>> Begin

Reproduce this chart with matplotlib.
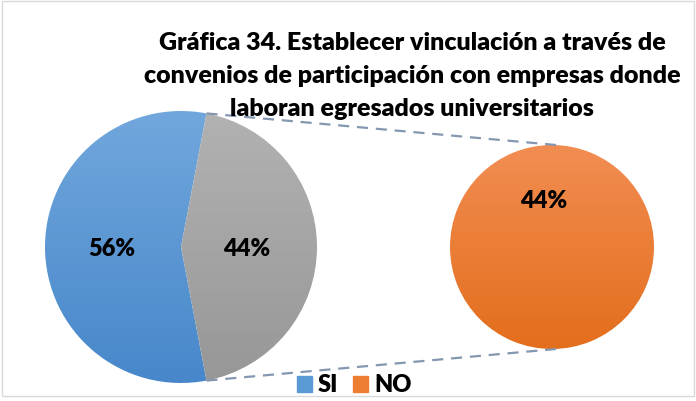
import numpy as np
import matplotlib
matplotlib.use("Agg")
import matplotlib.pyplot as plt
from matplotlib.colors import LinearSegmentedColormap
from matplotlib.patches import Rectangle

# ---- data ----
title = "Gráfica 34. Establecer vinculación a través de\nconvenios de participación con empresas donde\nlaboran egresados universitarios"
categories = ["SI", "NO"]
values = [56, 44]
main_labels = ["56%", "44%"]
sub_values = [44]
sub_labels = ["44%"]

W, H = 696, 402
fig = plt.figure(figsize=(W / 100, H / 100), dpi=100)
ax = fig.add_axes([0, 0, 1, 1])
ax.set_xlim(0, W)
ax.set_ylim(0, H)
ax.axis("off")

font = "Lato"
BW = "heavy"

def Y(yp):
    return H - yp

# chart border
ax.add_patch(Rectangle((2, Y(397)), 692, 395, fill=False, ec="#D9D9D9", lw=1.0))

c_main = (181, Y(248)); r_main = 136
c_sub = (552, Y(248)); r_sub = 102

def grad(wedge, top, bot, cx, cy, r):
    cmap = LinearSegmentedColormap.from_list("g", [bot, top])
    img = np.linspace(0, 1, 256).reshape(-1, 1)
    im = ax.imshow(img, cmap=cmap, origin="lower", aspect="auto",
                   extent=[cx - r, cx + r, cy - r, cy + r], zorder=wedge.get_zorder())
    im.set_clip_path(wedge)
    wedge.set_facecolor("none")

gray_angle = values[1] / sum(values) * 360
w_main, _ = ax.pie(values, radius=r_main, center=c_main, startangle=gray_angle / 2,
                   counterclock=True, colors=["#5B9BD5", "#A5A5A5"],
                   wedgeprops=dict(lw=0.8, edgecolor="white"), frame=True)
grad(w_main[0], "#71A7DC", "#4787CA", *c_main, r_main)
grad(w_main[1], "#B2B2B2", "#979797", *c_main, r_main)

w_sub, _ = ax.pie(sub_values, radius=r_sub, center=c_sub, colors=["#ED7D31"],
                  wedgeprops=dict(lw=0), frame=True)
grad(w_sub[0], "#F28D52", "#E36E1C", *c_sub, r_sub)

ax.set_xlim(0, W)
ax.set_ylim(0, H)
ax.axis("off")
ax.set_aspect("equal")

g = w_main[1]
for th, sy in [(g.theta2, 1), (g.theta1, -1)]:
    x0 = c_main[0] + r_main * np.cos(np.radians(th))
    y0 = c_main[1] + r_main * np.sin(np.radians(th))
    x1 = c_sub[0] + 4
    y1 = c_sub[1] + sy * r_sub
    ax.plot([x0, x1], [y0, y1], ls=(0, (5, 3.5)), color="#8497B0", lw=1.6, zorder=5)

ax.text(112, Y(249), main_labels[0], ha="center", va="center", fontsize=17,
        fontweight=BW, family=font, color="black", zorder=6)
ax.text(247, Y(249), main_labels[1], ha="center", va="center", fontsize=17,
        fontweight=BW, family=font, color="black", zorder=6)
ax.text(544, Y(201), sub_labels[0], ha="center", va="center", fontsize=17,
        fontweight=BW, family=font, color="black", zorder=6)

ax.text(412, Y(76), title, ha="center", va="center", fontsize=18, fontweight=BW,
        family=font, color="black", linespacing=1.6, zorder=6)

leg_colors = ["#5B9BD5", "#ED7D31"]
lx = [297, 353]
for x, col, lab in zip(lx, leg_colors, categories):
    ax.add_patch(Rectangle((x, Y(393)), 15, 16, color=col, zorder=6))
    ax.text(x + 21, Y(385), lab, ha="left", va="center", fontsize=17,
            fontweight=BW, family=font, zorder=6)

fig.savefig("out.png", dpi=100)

>> End

(What the exercise asks) Transcribe the opening line of the listing above, please, and every line after it through the line with "from matplotlib.patches import Rectangle", word for word, without pictures.

(Full solution)
Reproduce this chart with matplotlib.
import numpy as np
import matplotlib
matplotlib.use("Agg")
import matplotlib.pyplot as plt
from matplotlib.colors import LinearSegmentedColormap
from matplotlib.patches import Rectangle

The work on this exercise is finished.